Arrangements of this kind are known as the “externalisation” of migration – when a country’s migration processes take place outside of its borders. This approach is gaining traction throughout Europe, but it is controversial.

Many reputable experts and organisations working on human rights, migration and asylum protection argue that the Italy-Albania agreement is flawed, dehumanising and does not comply with human rights standards.

The deal has already faced a significant legal hurdle, with a court ruling that the first group of migrants sent to Albania must be returned to Italy. The Italian government has since passed a law to allow the government to amend the procedures, removing the legal barriers to this arrangement.

Externalisation and EU membership

What is particularly interesting about the Albania-Italy case is how migration collaboration appears to be intertwined with Albania’s EU membership talks. Albania has been an official candidate for accession to the bloc since 2014.

Accession talks had progressed slowly. Denmark, France and the Netherlands have also blocked Albania from starting EU membership negotiations since 2019 due to their concerns about Albania’s efforts to fight organised crime and corruption.

Another issue for Albania was that its bid was, for a long period, linked with North Macedonia’s for various procedural and political reasons. The two countries’ bids were decoupled in October.

This, alongside the agreement with Italy on offshore migrants and geopolitical developments since Russia’s war in Ukraine, effectively unlocked Albania’s accession talks. At the time the deal was signed, Italian prime minister Giorgia Meloni said she would do everything in her power to support Albania’s accession bid.

Talks began in October, the very same week that the first asylum seekers from Italy were sent to Albania.

The EU Commission, Hungarian prime minister Viktor Orbán (whose country currently holds the EU Council presidency), and Meloni now all say that Albania is at the front of the queue of countries seeking to join the EU. In their view, Albania should be rewarded for agreeing to set up migration centres, because it is doing more to control the flow of migrants than some EU countries.

The newly reformed EU membership criteria in 2020 require EU candidates to show full alignment with the EU’s security, defence and foreign policies before joining the EU. This includes working closely with Frontex, the EU border force agency, to manage migration flows.

Albania became the first EU candidate to sign a Frontex agreement in 2019, giving legal authority for border monitoring and fighting cross-border crimes. The deal with Frontex laid the groundwork for the arrangement with Italy.

Frontex became operational in all EU candidate nations in 2022, after the EU changed laws to make this possible.
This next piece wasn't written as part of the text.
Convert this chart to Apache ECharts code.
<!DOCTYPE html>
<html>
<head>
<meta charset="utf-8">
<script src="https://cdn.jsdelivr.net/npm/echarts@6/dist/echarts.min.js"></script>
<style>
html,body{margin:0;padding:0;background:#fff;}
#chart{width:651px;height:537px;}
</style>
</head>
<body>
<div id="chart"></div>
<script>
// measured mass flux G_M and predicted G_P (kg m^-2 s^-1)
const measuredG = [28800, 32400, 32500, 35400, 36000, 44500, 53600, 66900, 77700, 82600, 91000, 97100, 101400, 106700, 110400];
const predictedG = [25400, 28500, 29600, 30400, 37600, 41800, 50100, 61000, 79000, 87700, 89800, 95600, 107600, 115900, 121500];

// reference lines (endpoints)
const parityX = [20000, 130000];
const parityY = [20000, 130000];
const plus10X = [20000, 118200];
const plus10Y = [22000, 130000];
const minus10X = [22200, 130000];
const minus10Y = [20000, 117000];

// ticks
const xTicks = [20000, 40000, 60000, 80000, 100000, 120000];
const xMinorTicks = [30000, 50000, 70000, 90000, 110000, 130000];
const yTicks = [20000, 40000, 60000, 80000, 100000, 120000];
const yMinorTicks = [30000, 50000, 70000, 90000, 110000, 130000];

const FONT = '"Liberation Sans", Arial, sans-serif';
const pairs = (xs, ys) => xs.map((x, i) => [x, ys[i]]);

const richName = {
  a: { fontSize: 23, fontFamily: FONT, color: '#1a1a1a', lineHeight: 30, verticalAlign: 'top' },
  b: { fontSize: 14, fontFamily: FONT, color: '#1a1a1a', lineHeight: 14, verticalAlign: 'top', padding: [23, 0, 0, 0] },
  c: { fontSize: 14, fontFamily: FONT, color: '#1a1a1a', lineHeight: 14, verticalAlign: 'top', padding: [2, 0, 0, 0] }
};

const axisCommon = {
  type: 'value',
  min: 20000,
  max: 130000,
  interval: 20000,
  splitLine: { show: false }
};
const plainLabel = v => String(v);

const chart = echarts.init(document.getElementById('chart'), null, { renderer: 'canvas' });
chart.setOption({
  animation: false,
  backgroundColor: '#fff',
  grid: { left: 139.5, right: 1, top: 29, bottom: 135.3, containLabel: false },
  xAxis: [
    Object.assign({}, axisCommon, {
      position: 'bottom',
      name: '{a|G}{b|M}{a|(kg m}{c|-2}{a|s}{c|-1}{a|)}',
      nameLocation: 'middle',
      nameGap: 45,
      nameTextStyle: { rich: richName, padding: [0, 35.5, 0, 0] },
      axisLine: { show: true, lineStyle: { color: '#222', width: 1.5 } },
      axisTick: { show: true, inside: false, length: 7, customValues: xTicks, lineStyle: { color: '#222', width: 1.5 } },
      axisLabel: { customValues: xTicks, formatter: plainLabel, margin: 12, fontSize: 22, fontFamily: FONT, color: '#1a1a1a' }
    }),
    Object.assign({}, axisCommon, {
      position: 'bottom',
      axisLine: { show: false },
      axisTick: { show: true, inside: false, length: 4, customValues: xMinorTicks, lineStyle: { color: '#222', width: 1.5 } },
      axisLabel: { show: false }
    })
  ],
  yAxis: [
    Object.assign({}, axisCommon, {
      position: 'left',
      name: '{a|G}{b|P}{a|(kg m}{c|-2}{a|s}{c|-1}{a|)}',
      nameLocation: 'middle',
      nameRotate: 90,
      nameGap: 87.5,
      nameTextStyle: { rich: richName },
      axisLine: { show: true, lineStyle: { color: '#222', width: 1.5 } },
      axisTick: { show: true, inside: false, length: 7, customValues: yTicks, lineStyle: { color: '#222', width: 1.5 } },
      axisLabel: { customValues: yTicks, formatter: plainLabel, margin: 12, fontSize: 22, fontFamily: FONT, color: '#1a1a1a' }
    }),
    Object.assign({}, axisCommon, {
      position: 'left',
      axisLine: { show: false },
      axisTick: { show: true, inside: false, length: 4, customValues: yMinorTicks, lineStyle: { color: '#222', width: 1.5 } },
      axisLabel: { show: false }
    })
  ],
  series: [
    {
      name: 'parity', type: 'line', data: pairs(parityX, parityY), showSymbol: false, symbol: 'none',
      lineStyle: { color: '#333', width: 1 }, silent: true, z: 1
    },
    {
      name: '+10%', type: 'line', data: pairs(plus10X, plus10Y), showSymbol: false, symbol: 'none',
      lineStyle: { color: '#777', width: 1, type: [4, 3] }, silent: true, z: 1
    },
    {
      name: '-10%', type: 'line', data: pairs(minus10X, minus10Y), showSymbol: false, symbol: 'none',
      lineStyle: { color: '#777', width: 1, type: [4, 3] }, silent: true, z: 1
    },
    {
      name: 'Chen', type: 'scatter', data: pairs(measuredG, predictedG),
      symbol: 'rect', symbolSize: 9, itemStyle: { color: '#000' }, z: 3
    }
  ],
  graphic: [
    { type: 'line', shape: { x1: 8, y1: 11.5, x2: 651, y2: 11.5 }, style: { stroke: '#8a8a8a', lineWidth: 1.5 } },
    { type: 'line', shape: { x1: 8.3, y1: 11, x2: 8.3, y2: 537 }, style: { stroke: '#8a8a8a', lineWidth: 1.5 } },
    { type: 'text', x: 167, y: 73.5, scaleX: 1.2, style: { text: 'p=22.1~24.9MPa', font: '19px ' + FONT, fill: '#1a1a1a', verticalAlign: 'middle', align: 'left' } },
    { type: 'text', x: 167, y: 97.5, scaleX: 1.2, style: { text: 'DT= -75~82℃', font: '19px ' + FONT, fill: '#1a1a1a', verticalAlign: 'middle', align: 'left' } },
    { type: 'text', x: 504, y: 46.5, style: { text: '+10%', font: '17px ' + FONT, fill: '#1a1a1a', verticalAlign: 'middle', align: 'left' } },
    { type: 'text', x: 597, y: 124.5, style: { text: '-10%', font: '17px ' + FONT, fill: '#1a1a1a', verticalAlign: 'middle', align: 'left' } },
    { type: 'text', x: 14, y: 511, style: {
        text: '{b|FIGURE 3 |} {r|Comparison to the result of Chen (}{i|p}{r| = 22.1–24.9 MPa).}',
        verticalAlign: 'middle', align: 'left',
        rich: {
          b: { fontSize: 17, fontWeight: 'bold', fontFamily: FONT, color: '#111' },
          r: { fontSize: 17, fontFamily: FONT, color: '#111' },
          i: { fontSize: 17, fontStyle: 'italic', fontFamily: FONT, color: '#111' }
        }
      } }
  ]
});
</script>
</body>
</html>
This change was made because the western Balkans route was the main route for migrants to enter Europe in 2015, when the influx of migrants was at its height.

The price of EU membership?

Without a doubt, the offshoring of migration camps has changed the minds of EU members who opposed starting membership negotiations with Albania.

European leaders are now also reportedly considering plans to set up more deportation camps in countries that are hoping to join the EU, increasingly presenting it as a security issue.

This includes Denmark, which already passed a law to allow the setting up of offshore camps outside the EU. Austria has asked for the western Balkans to play a bigger role in managing the influx of migration into Europe. Germany is moving ahead with investigations into whether it, too, can outsource its asylum system.

Germany chancellor Olaf Scholz has indicated that he was softening on the idea of deals like the one between Italy and Albania at a summit in Berlin between some of the EU and western Balkans leaders in October.

In late October, Von der Leyen visited all the western Balkans countries to discuss these proposals.

The EU should neither champion the Italy and Albania deal as a model, nor justify offshore migrant camps as part of its EU membership criteria. These legally questionable developments could come at the expense of disguising issues about the rule of law, human rights standards and corruption and organised crime – all of which are important prerequisites to EU membership.